- _WHAT THE EXERCISE ASKS_: Transcribe each line of the material as it is, and drop any picture.

——————

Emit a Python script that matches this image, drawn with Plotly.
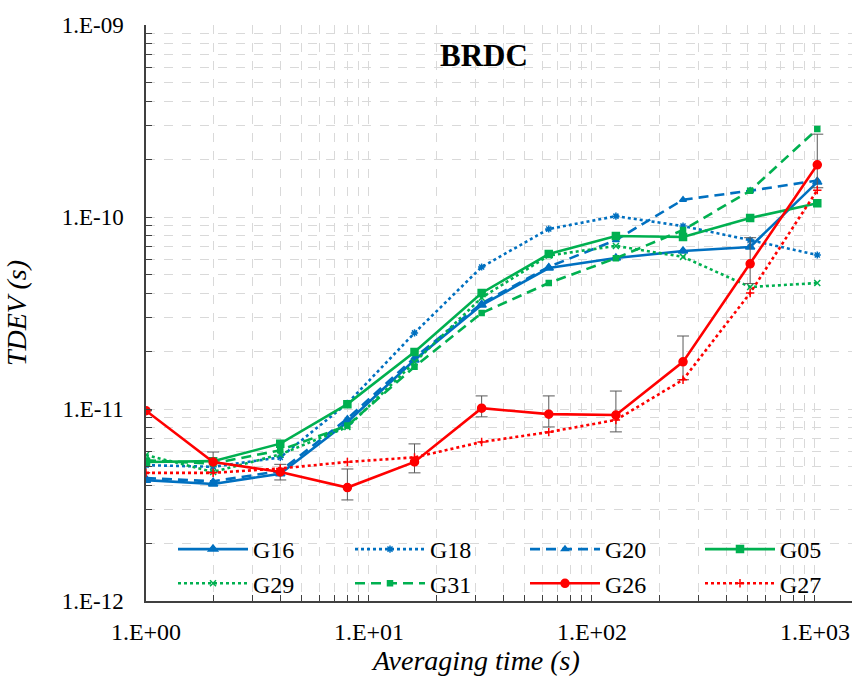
import plotly.graph_objects as go

# Averaging times (s)
tau = [1, 2, 4, 8, 16, 32, 64, 128, 256, 512, 1024]

# TDEV (s) per satellite, broadcast clocks
g16 = [4.26e-12, 4.07e-12, 4.6e-12, 8.55e-12, 1.8e-11, 3.48e-11, 5.42e-11, 6.11e-11, 6.65e-11, 6.98e-11, 1.52e-10]
g18 = [5.1e-12, 5.0e-12, 5.6e-12, 1.07e-11, 2.49e-11, 5.49e-11, 8.66e-11, 1.01e-10, 8.97e-11, 7.58e-11, 6.34e-11]
g20 = [4.37e-12, 4.2e-12, 4.75e-12, 8.9e-12, 1.85e-11, 3.55e-11, 5.5e-11, 7.58e-11, 1.23e-10, 1.37e-10, 1.55e-10]
g05 = [5.3e-12, 5.35e-12, 6.6e-12, 1.06e-11, 1.98e-11, 4.02e-11, 6.41e-11, 7.96e-11, 7.87e-11, 9.89e-11, 1.18e-10]
g29 = [5.76e-12, 4.7e-12, 5.8e-12, 8.06e-12, 1.75e-11, 3.8e-11, 6.3e-11, 7.07e-11, 6.2e-11, 4.32e-11, 4.53e-11]
g31 = [5.4e-12, 5.2e-12, 6.1e-12, 8.2e-12, 1.66e-11, 3.16e-11, 4.53e-11, 6.1e-11, 8.55e-11, 1.37e-10, 2.87e-10]
g26 = [9.8e-12, 5.3e-12, 4.7e-12, 3.9e-12, 5.3e-12, 1.01e-11, 9.4e-12, 9.3e-12, 1.76e-11, 5.7e-11, 1.87e-10]
g27 = [4.65e-12, 4.65e-12, 4.9e-12, 5.3e-12, 5.6e-12, 6.73e-12, 7.58e-12, 8.77e-12, 1.42e-11, 4.02e-11, 1.38e-10]

# Error bars on G26 (upper / lower)
g26_err_plus = [0, 0.67e-12, 0.45e-12, 0.97e-12, 1.28e-12, 1.6e-12, 2.3e-12, 3.1e-12, 6.4e-12, 2.1e-11, 8.3e-11]
g26_err_minus = [0, 0.6e-12, 0.43e-12, 0.54e-12, 0.65e-12, 1.0e-12, 1.34e-12, 1.7e-12, 3.4e-12, 1.2e-11, 4.5e-11]

BLUE = "#0070C0"
GREEN = "#00B050"
RED = "#FF0000"
FONT = "Liberation Serif"

# Plot-area geometry in pixels (used to place paper-referenced items)
PL, PT, PW, PH = 146, 25, 706, 576

def px_x(px):
    return (px - PL) / PW

def px_y(py):
    return (PT + PH - py) / PH

# name, values, colour, dash, marker, marker size, legend column
series = [
    ("G16", g16, BLUE, "solid", "triangle-up", 8, "legend"),
    ("G18", g18, BLUE, "dot", "asterisk-open", 6, "legend2"),
    ("G20", g20, BLUE, "10px,6px", "triangle-up", 6, "legend3"),
    ("G05", g05, GREEN, "solid", "square", 7, "legend4"),
    ("G29", g29, GREEN, "dot", "x-thin-open", 6, "legend"),
    ("G31", g31, GREEN, "10px,6px", "square", 5, "legend2"),
    ("G26", g26, RED, "solid", "circle", 8, "legend3"),
    ("G27", g27, RED, "dot", "cross-thin-open", 6, "legend4"),
]

fig = go.Figure()
for name, vals, color, dash, symbol, msize, leg in series:
    kw = {}
    if name == "G26":
        kw["error_y"] = dict(type="data", symmetric=False, array=g26_err_plus,
                             arrayminus=g26_err_minus, color="#595959",
                             thickness=1, width=6)
    fig.add_trace(go.Scatter(
        x=tau, y=vals, name=name, mode="lines+markers", legend=leg,
        line=dict(color=color, width=2.6, dash=dash),
        marker=dict(symbol=symbol, size=msize, color=color,
                    line=dict(color=color, width=1.5)),
        **kw))

# Log ticks at every digit, labels only on decades
def log_ticks(d0, d1):
    vals, text = [], []
    for d in range(d0, d1):
        for m in range(1, 10):
            vals.append(m * 10.0 ** d)
            text.append(f"1.E{d:+03d}" if m == 1 else "")
    vals.append(10.0 ** d1)
    text.append(f"1.E{d1:+03d}")
    return vals, text

xv, xt = log_ticks(0, 3)
yv, yt = log_ticks(-12, -9)

axis_common = dict(
    type="log", showline=True, linecolor="#404040", linewidth=1.5,
    ticks="inside", ticklen=6, tickcolor="#404040", tickwidth=1,
    showgrid=True, gridcolor="#D9D9D9", gridwidth=1, griddash="dash",
    zeroline=False, mirror=False,
)

fig.update_xaxes(**axis_common, range=[0, 3.166], tickvals=xv, ticktext=xt,
                 tickfont=dict(family=FONT, size=24, color="black"),
                 ticklabelstandoff=8)
fig.update_yaxes(**axis_common, range=[-12, -9], tickvals=yv, ticktext=yt,
                 tickfont=dict(family=FONT, size=23, color="black"),
                 ticklabelstandoff=16,
                 title=dict(text="<i>TDEV (s)</i>",
                            font=dict(family=FONT, size=28, color="black"),
                            standoff=27))

# Chart title and x-axis title
fig.add_annotation(text="<b>BRDC</b>", xref="paper", yref="paper",
                   x=px_x(484), y=px_y(56), xanchor="center", yanchor="middle",
                   showarrow=False, font=dict(family=FONT, size=31, color="black"))
fig.add_annotation(text="<i>Averaging time (s)</i>", xref="paper", yref="paper",
                   x=px_x(475), y=px_y(660), xanchor="center", yanchor="middle",
                   showarrow=False, font=dict(family=FONT, size=28, color="black"))

# Four two-row legend columns along the bottom of the plot area
legend_cols = {"legend": 173, "legend2": 350, "legend3": 525, "legend4": 700}
leg_layout = {}
for key, px in legend_cols.items():
    leg_layout[key] = dict(
        orientation="v", x=px_x(px), y=px_y(527),
        xanchor="left", yanchor="top", bgcolor="rgba(0,0,0,0)",
        itemwidth=70, tracegroupgap=0,
        font=dict(family=FONT, size=24, color="black"))

fig.update_layout(
    width=852, height=679,
    margin=dict(l=PL, r=852 - PL - PW, t=PT, b=679 - PT - PH, autoexpand=False),
    paper_bgcolor="white", plot_bgcolor="white",
    showlegend=True,
    font=dict(family=FONT),
    **leg_layout,
)

fig.write_html("out.html")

——————

- _WORKED SOLUTION_:
Emit a Python script that matches this image, drawn with Plotly.
import plotly.graph_objects as go

# Averaging times (s)
tau = [1, 2, 4, 8, 16, 32, 64, 128, 256, 512, 1024]

# TDEV (s) per satellite, broadcast clocks
g16 = [4.26e-12, 4.07e-12, 4.6e-12, 8.55e-12, 1.8e-11, 3.48e-11, 5.42e-11, 6.11e-11, 6.65e-11, 6.98e-11, 1.52e-10]
g18 = [5.1e-12, 5.0e-12, 5.6e-12, 1.07e-11, 2.49e-11, 5.49e-11, 8.66e-11, 1.01e-10, 8.97e-11, 7.58e-11, 6.34e-11]
g20 = [4.37e-12, 4.2e-12, 4.75e-12, 8.9e-12, 1.85e-11, 3.55e-11, 5.5e-11, 7.58e-11, 1.23e-10, 1.37e-10, 1.55e-10]
g05 = [5.3e-12, 5.35e-12, 6.6e-12, 1.06e-11, 1.98e-11, 4.02e-11, 6.41e-11, 7.96e-11, 7.87e-11, 9.89e-11, 1.18e-10]
g29 = [5.76e-12, 4.7e-12, 5.8e-12, 8.06e-12, 1.75e-11, 3.8e-11, 6.3e-11, 7.07e-11, 6.2e-11, 4.32e-11, 4.53e-11]
g31 = [5.4e-12, 5.2e-12, 6.1e-12, 8.2e-12, 1.66e-11, 3.16e-11, 4.53e-11, 6.1e-11, 8.55e-11, 1.37e-10, 2.87e-10]
g26 = [9.8e-12, 5.3e-12, 4.7e-12, 3.9e-12, 5.3e-12, 1.01e-11, 9.4e-12, 9.3e-12, 1.76e-11, 5.7e-11, 1.87e-10]
g27 = [4.65e-12, 4.65e-12, 4.9e-12, 5.3e-12, 5.6e-12, 6.73e-12, 7.58e-12, 8.77e-12, 1.42e-11, 4.02e-11, 1.38e-10]

# Error bars on G26 (upper / lower)
g26_err_plus = [0, 0.67e-12, 0.45e-12, 0.97e-12, 1.28e-12, 1.6e-12, 2.3e-12, 3.1e-12, 6.4e-12, 2.1e-11, 8.3e-11]
g26_err_minus = [0, 0.6e-12, 0.43e-12, 0.54e-12, 0.65e-12, 1.0e-12, 1.34e-12, 1.7e-12, 3.4e-12, 1.2e-11, 4.5e-11]

BLUE = "#0070C0"
GREEN = "#00B050"
RED = "#FF0000"
FONT = "Liberation Serif"

# Plot-area geometry in pixels (used to place paper-referenced items)
PL, PT, PW, PH = 146, 25, 706, 576

def px_x(px):
    return (px - PL) / PW

def px_y(py):
    return (PT + PH - py) / PH

# name, values, colour, dash, marker, marker size, legend column
series = [
    ("G16", g16, BLUE, "solid", "triangle-up", 8, "legend"),
    ("G18", g18, BLUE, "dot", "asterisk-open", 6, "legend2"),
    ("G20", g20, BLUE, "10px,6px", "triangle-up", 6, "legend3"),
    ("G05", g05, GREEN, "solid", "square", 7, "legend4"),
    ("G29", g29, GREEN, "dot", "x-thin-open", 6, "legend"),
    ("G31", g31, GREEN, "10px,6px", "square", 5, "legend2"),
    ("G26", g26, RED, "solid", "circle", 8, "legend3"),
    ("G27", g27, RED, "dot", "cross-thin-open", 6, "legend4"),
]

fig = go.Figure()
for name, vals, color, dash, symbol, msize, leg in series:
    kw = {}
    if name == "G26":
        kw["error_y"] = dict(type="data", symmetric=False, array=g26_err_plus,
                             arrayminus=g26_err_minus, color="#595959",
                             thickness=1, width=6)
    fig.add_trace(go.Scatter(
        x=tau, y=vals, name=name, mode="lines+markers", legend=leg,
        line=dict(color=color, width=2.6, dash=dash),
        marker=dict(symbol=symbol, size=msize, color=color,
                    line=dict(color=color, width=1.5)),
        **kw))

# Log ticks at every digit, labels only on decades
def log_ticks(d0, d1):
    vals, text = [], []
    for d in range(d0, d1):
        for m in range(1, 10):
            vals.append(m * 10.0 ** d)
            text.append(f"1.E{d:+03d}" if m == 1 else "")
    vals.append(10.0 ** d1)
    text.append(f"1.E{d1:+03d}")
    return vals, text

xv, xt = log_ticks(0, 3)
yv, yt = log_ticks(-12, -9)

axis_common = dict(
    type="log", showline=True, linecolor="#404040", linewidth=1.5,
    ticks="inside", ticklen=6, tickcolor="#404040", tickwidth=1,
    showgrid=True, gridcolor="#D9D9D9", gridwidth=1, griddash="dash",
    zeroline=False, mirror=False,
)

fig.update_xaxes(**axis_common, range=[0, 3.166], tickvals=xv, ticktext=xt,
                 tickfont=dict(family=FONT, size=24, color="black"),
                 ticklabelstandoff=8)
fig.update_yaxes(**axis_common, range=[-12, -9], tickvals=yv, ticktext=yt,
                 tickfont=dict(family=FONT, size=23, color="black"),
                 ticklabelstandoff=16,
                 title=dict(text="<i>TDEV (s)</i>",
                            font=dict(family=FONT, size=28, color="black"),
                            standoff=27))

# Chart title and x-axis title
fig.add_annotation(text="<b>BRDC</b>", xref="paper", yref="paper",
                   x=px_x(484), y=px_y(56), xanchor="center", yanchor="middle",
                   showarrow=False, font=dict(family=FONT, size=31, color="black"))
fig.add_annotation(text="<i>Averaging time (s)</i>", xref="paper", yref="paper",
                   x=px_x(475), y=px_y(660), xanchor="center", yanchor="middle",
                   showarrow=False, font=dict(family=FONT, size=28, color="black"))

# Four two-row legend columns along the bottom of the plot area
legend_cols = {"legend": 173, "legend2": 350, "legend3": 525, "legend4": 700}
leg_layout = {}
for key, px in legend_cols.items():
    leg_layout[key] = dict(
        orientation="v", x=px_x(px), y=px_y(527),
        xanchor="left", yanchor="top", bgcolor="rgba(0,0,0,0)",
        itemwidth=70, tracegroupgap=0,
        font=dict(family=FONT, size=24, color="black"))

fig.update_layout(
    width=852, height=679,
    margin=dict(l=PL, r=852 - PL - PW, t=PT, b=679 - PT - PH, autoexpand=False),
    paper_bgcolor="white", plot_bgcolor="white",
    showlegend=True,
    font=dict(family=FONT),
    **leg_layout,
)

fig.write_html("out.html")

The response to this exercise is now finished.